Letni pałac Petra Hektorovića wraz z kamiennym basenem jest najsłynniejszą budowlą St. Gradu. Był w całości zaprojektowany i nadzorowany przez artystę, budowa trwała niemal 40 lat, a fizycznymi pracownikami byli lokalni mieszkańcy.
Filozofia życia Hektorovića jest zamknięta w jego twierdzy. Stworzył miejsce dla wszystkich Bożych Stworzeń: ryb, ptaków, roślin i ludzi. Ogród, jest autorstwem samego poety, osobiście sadził drzewa, kwiaty i rośliny, które przywoził z zagranicznych podróży.
Największą atrakcją pałacu jest staw z rybkami, który znajduje się na dziedzińcu.
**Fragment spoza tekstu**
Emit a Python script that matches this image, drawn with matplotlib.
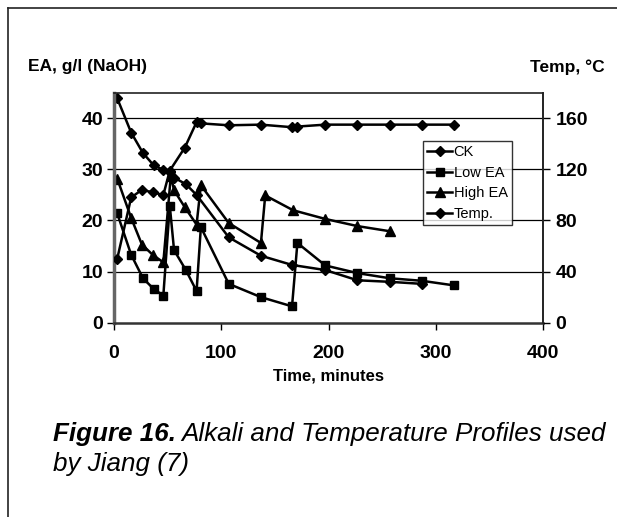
import matplotlib
matplotlib.use("Agg")
import matplotlib.pyplot as plt
from matplotlib.lines import Line2D

plt.rcParams["font.family"] = ["Liberation Sans", "DejaVu Sans"]

# CK cook (left axis, g/l NaOH)
time_ck = [3, 16, 27, 37, 46, 52, 56, 67, 77, 107, 137, 166, 197, 227, 257, 287]
ea_ck = [43.9, 37.2, 33.2, 30.8, 29.9, 29.4, 28.4, 27.1, 25.0, 16.7, 13.1, 11.3, 10.3, 8.3, 8.0, 7.6]

# Low EA profile
time_low = [3, 16, 27, 37, 46, 52, 56, 67, 77, 81, 107, 137, 166, 171, 197, 227, 257, 287, 317]
ea_low = [21.4, 13.3, 8.7, 6.6, 5.3, 22.9, 14.2, 10.3, 6.2, 18.7, 7.6, 5.0, 3.2, 15.6, 11.2, 9.7, 8.7, 8.2, 7.3]

# High EA profile
time_high = [3, 16, 26, 36, 46, 53, 56, 66, 77, 81, 107, 137, 141, 167, 197, 227, 257]
ea_high = [28.2, 20.5, 15.3, 13.3, 11.8, 28.8, 25.9, 22.6, 19.2, 26.9, 19.5, 15.6, 24.9, 22.0, 20.3, 18.9, 17.9]

# Temperature (right axis, deg C)
time_temp = [3, 16, 26, 36, 46, 52, 66, 77, 81, 107, 137, 166, 171, 197, 227, 257, 287, 317]
temp_c = [50, 98, 104, 102, 100, 119, 137, 157, 156, 154.5, 155, 153, 153.5, 155, 155, 155, 155, 155]

left_ticks = [0, 10, 20, 30, 40]
right_ticks = [0, 40, 80, 120, 160]
x_ticks = [0, 100, 200, 300, 400]

W, H = 617, 517
fig = plt.figure(figsize=(W / 100, H / 100), dpi=100)
fig.patch.set_facecolor("white")

# page frame (top and left edges only visible)
fig.add_artist(Line2D([8 / W, 1], [1 - 8 / H, 1 - 8 / H], color="#222222", lw=1.2))
fig.add_artist(Line2D([8 / W, 8 / W], [0, 1 - 8 / H], color="#222222", lw=1.2))

ax = fig.add_axes([114 / W, 1 - 322.7 / H, (543 - 114) / W, (322.7 - 92.7) / H])
ax2 = ax.twinx()

kw = dict(color="black", lw=1.8)
ax.plot(time_ck, ea_ck, marker="D", ms=5, label="CK", **kw)
ax.plot(time_low, ea_low, marker="s", ms=6, label="Low EA", **kw)
ax.plot(time_high, ea_high, marker="^", ms=6.5, label="High EA", **kw)
ax2.plot(time_temp, temp_c, marker="D", ms=5, label="Temp.", **kw)

ax.set_xlim(0, 400)
ax.set_ylim(0, 45)
ax2.set_ylim(0, 180)
ax.set_xticks(x_ticks)
ax.set_yticks(left_ticks)
ax2.set_yticks(right_ticks)

for y in left_ticks[1:]:
    ax.axhline(y, color="black", lw=0.9, zorder=0)

ax.tick_params(axis="x", direction="out", length=5, width=1, pad=11)
ax.tick_params(axis="y", direction="out", length=5, width=1, pad=3)
ax2.tick_params(axis="y", direction="out", length=5, width=1, pad=4)
for lbl in ax.get_xticklabels() + ax.get_yticklabels() + ax2.get_yticklabels():
    lbl.set_fontsize(14)
    lbl.set_fontweight("bold")

for s in ax.spines.values():
    s.set_color("#222222")
    s.set_linewidth(1.2)
ax.spines["left"].set_color("#666666")
ax.spines["left"].set_linewidth(2.5)
ax.spines["bottom"].set_color("#333333")
ax.spines["bottom"].set_linewidth(1.8)
for s in ax2.spines.values():
    s.set_visible(False)
ax2.spines["right"].set_visible(True)
ax2.spines["right"].set_color("#222222")
ax2.spines["right"].set_linewidth(1.2)

ax.set_xlabel("Time, minutes", fontsize=12, fontweight="bold", labelpad=5)
fig.text(28 / W, 1 - 67 / H, "EA, g/l (NaOH)", fontsize=12.5, fontweight="bold",
         ha="left", va="center")
fig.text(605 / W, 1 - 67 / H, "Temp, °C", fontsize=12.5, fontweight="bold",
         ha="right", va="center")

h1, l1 = ax.get_legend_handles_labels()
h2, l2 = ax2.get_legend_handles_labels()
leg = ax2.legend(h1 + h2, l1 + l2, loc="upper left", bbox_to_anchor=(0.72, 0.79),
                 fontsize=10.5, frameon=True, fancybox=False, handlelength=1.7,
                 handletextpad=0.1, borderpad=0.3, labelspacing=0.45,
                 borderaxespad=0)
leg.get_frame().set_edgecolor("black")
leg.get_frame().set_linewidth(1.0)

# caption: bold italic label followed by italic text
cap_y = 1 - 441 / H
t1 = fig.text(53 / W, cap_y, "Figure 16.", fontsize=18.7, fontweight="bold",
              fontstyle="italic", ha="left", va="baseline")
fig.canvas.draw()
bb = t1.get_window_extent(fig.canvas.get_renderer())
fig.text(bb.x1 / W + 5 / W, cap_y, "Alkali and Temperature Profiles used", fontsize=18.7,
         fontstyle="italic", ha="left", va="baseline")
fig.text(53 / W, 1 - 471 / H, "by Jiang (7)", fontsize=18.7, fontstyle="italic",
         ha="left", va="baseline")

fig.savefig("out.png", dpi=100, facecolor="white")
W stawie pływają barweny, które specjalnym kanałem przepływają z morza. Woda w stawie jest mieszanką wody morskiej i źródlanej.
Uwagę przyciągają napisy na ścianach.
"Pamiętaj, że nie zatrzymasz bogactwa, sławy, urody i młodości przed śmiercią. Ona zabiera wszystko"
" Nie mamy nic do ukrycia"
" Tworząc, połącz: uczciwość i kwalifikacje"
"Pamiętaj za czym podążasz"
I napis na ścianie frontowej budynku:
"Twórca wszystkiego"
Wychodzimy z pałacu i idziemy do portu.
Spacerujemy i podziwiamy główne jachty, które powoli zaczynają spływać na wieczorne biesiady, ale też i ciekawe budynki ładnie doświetlone przez słoneczko.
Kwiatuszki.
Powoli wracamy do samochodu.
Wracając na kamp mamy okazję zobaczyć całkiem fajny zachód słońca nad St. Gradem.
Po raz kolejny stwierdzam, że uwielbiam to miasto.
Szkoda, że nie mieliśmy chęci na wejście na wzgórze... ale od czego są następne razy.